» **DIRECTIONS FOR THIS TASK**
Among the entries below, copy only the span from the line containing "Recreate this image" through the line containing "from matplotlib.ticker import FuncFormatter, MultipleLocator". Do so exactly, and skip the pictures.

[Collection entries]
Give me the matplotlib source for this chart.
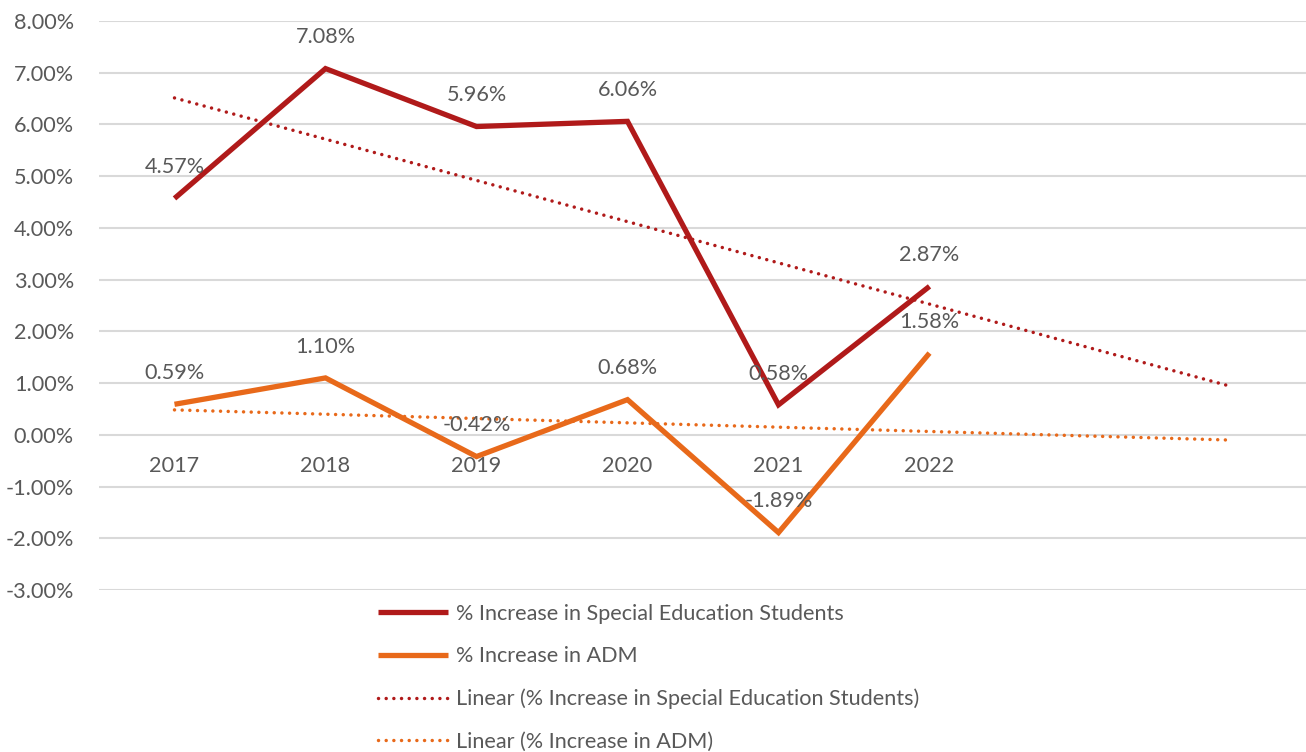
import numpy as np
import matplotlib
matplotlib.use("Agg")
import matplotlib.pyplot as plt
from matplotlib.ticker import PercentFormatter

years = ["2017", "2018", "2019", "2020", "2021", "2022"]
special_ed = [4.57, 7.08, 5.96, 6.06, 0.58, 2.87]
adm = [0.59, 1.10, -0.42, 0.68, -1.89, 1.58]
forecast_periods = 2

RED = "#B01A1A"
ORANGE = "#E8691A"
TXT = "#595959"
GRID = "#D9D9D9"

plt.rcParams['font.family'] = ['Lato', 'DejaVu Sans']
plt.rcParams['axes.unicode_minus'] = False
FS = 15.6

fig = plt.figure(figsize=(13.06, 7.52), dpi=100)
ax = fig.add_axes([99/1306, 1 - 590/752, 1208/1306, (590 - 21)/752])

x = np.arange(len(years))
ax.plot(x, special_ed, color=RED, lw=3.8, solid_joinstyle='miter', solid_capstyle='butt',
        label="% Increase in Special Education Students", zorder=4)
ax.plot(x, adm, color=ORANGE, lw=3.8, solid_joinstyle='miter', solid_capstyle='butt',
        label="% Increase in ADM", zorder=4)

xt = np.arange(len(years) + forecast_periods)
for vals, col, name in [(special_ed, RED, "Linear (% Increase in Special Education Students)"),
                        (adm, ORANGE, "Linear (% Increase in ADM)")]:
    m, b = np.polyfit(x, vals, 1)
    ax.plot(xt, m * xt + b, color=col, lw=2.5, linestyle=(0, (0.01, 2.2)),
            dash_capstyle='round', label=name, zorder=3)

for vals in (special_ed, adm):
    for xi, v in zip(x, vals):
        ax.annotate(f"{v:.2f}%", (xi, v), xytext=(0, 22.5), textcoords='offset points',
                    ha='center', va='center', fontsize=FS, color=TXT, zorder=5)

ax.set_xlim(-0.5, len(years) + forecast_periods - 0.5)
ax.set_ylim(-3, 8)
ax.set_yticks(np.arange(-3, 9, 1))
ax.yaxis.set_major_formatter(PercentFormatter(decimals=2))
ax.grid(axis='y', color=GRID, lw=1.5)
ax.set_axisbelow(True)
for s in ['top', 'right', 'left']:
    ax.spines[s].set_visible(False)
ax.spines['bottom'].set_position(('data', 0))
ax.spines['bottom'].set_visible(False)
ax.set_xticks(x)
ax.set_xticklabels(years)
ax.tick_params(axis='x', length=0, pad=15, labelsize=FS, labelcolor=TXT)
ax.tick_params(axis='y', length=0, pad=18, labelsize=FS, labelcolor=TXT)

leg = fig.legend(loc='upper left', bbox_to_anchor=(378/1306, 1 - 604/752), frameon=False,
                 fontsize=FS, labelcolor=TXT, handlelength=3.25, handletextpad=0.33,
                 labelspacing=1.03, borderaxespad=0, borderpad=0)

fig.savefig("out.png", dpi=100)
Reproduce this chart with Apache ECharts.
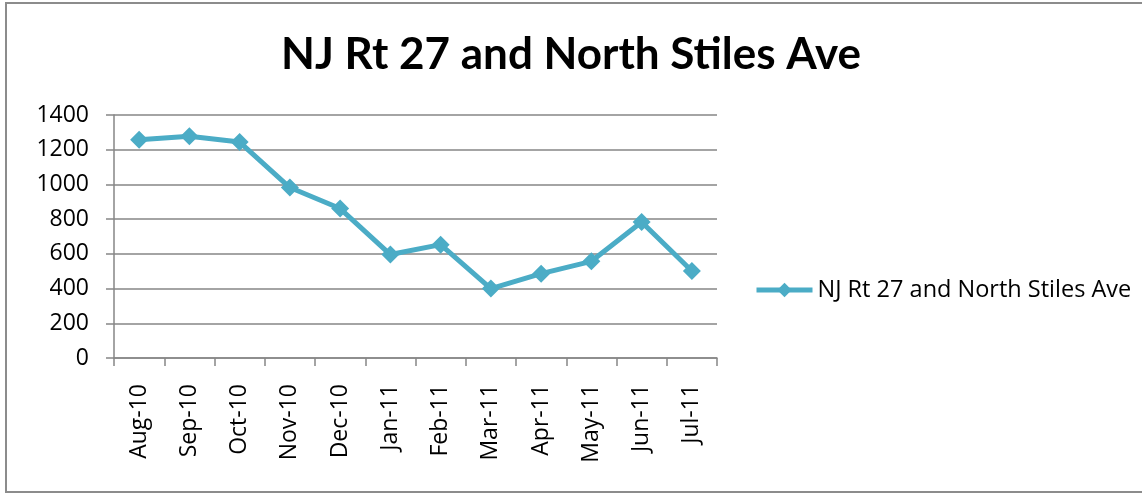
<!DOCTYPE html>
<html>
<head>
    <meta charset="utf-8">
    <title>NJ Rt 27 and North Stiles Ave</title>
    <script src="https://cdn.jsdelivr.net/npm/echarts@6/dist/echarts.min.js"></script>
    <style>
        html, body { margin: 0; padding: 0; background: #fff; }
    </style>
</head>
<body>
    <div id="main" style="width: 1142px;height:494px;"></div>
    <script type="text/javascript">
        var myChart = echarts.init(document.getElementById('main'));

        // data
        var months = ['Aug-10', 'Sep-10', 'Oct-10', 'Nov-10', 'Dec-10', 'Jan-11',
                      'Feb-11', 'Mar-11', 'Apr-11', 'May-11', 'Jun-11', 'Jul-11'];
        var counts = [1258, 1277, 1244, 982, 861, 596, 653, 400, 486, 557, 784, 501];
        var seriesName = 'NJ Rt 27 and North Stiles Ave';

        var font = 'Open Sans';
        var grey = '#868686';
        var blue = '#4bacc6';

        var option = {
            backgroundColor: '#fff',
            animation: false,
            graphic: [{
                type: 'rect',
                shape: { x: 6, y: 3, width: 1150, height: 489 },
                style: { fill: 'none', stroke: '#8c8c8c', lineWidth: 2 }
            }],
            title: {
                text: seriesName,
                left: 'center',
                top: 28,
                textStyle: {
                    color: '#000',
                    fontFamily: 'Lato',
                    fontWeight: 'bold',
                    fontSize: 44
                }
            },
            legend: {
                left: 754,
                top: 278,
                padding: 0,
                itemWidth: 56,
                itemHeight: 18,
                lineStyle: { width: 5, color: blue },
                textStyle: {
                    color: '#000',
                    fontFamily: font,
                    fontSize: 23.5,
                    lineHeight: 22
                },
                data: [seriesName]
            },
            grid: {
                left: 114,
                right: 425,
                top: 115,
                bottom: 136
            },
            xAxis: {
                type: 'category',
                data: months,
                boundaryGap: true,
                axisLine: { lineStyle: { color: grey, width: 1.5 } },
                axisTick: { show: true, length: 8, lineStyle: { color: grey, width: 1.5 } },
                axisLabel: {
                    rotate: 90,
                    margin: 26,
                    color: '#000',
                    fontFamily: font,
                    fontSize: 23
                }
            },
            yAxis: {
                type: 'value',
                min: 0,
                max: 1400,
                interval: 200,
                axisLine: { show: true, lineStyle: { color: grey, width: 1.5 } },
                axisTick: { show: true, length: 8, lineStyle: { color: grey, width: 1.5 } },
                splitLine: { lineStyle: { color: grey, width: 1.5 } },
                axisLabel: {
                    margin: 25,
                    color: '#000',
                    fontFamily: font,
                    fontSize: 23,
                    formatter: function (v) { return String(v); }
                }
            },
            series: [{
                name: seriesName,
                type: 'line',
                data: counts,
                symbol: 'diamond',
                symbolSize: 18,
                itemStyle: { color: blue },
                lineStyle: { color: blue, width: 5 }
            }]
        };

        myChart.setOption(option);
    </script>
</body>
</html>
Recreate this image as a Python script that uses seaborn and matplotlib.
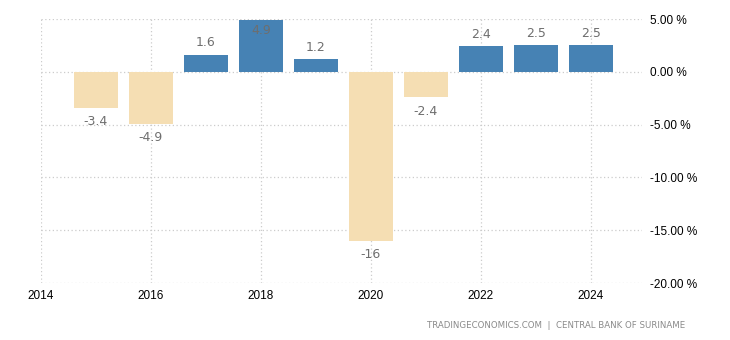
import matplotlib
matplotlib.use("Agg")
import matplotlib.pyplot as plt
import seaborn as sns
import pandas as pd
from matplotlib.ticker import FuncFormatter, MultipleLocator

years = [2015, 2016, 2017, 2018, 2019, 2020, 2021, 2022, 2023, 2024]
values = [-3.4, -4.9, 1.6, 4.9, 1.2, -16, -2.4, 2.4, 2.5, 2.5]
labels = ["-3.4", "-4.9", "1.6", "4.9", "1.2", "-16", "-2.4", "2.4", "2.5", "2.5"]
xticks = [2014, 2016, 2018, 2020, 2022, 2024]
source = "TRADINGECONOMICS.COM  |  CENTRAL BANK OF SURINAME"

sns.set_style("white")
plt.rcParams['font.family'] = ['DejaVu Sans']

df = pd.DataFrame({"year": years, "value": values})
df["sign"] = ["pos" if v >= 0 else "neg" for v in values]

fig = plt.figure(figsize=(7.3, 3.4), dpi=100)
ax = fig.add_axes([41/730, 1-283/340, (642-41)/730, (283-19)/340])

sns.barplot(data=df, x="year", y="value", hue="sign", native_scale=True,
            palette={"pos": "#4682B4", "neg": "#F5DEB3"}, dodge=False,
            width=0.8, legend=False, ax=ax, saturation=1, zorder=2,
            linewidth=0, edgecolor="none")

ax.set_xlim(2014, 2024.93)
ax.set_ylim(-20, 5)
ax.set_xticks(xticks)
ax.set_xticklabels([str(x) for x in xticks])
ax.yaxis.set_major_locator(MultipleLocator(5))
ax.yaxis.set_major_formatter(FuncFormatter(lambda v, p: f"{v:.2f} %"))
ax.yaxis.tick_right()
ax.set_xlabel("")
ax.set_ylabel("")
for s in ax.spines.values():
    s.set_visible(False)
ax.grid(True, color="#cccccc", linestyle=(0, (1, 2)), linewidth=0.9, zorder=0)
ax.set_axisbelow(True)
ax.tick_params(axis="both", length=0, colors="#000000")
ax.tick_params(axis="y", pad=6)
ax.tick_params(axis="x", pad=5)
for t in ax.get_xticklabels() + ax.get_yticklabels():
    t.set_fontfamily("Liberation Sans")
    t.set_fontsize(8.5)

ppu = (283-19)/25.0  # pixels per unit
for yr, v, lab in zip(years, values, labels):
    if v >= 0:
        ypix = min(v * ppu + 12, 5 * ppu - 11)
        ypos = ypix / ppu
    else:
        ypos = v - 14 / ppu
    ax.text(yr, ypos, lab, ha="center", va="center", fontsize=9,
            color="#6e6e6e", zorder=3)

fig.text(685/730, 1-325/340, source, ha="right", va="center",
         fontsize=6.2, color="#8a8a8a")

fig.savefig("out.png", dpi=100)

» **OUTPUT BELOW**
Recreate this image as a Python script that uses seaborn and matplotlib.
import matplotlib
matplotlib.use("Agg")
import matplotlib.pyplot as plt
import seaborn as sns
import pandas as pd
from matplotlib.ticker import FuncFormatter, MultipleLocator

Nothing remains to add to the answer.